A modified Y-maze apparatus consisted of vertically oriented cylinders placed in an indoor laboratory, and located close to the windows in the maze learning experiments (Fig. 1a). The first cylinder (diameter 22.5 cm, height 20 cm) had two holes in a line, joining two opposite points on the circumference of the cylinder. One hole (diameter 4 cm) was positioned halfway up the wall of the cylinder and connected with the Y-maze. The other hole is equipped with a channel to provide an entrance into the apparatus for honeybees, and for depositing the olfactory stimuli. This channel consisted of a short PVC pipe (diameter 7 cm, length 10 cm) fixed to the cylinder, a long PVC pipe (diameter 5 cm, length 12 cm), and perforated vials with scents (Fig. 1b). During the training and test, the perforated plastic vials and long pipes were both replaced at the same time to avoid any residual smells when the scent was changed.

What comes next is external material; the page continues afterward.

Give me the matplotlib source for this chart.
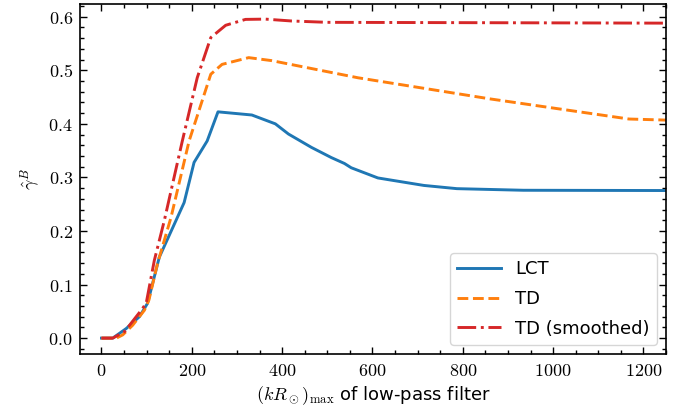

Two silent computer fans were symmetrically positioned to the left and right of the cylinder to provide a stream of scented air, and remove the residual scents. Additionally, two choice chambers were equipped with a computer fan. The rest of the Y-maze was similar to that described in detail and widely used in honeybee behavioral research (Zhang et al. 1999). The modified Y-maze apparatus was covered with lids of transparent Perspex. Further, a Halogen lamp (240 V, 100 W) was installed above the apparatus for 1 m to provide homogeneous lighting.

Fig. 1
figure 1

The experimental setup and visual patterns. a The modified Y-maze setup consisted of a vertically oriented cylinder and usual choice Y-maze, see detailed description in ‘‘Materials and methods’’. b A special channel provided an entrance into the setup for honeybees and for experimentally depositing the scents. c Seven pairs of grating pattern (diameter 18 cm) were used in the training and testing procedure. The period of black/white stripes is 6, 4, 3, 2.5, 2, 1.5, 1 cm for each pair. Grating patterns are oriented at 45° “+” versus 135° “−” or 135° “+” versus 45° “−”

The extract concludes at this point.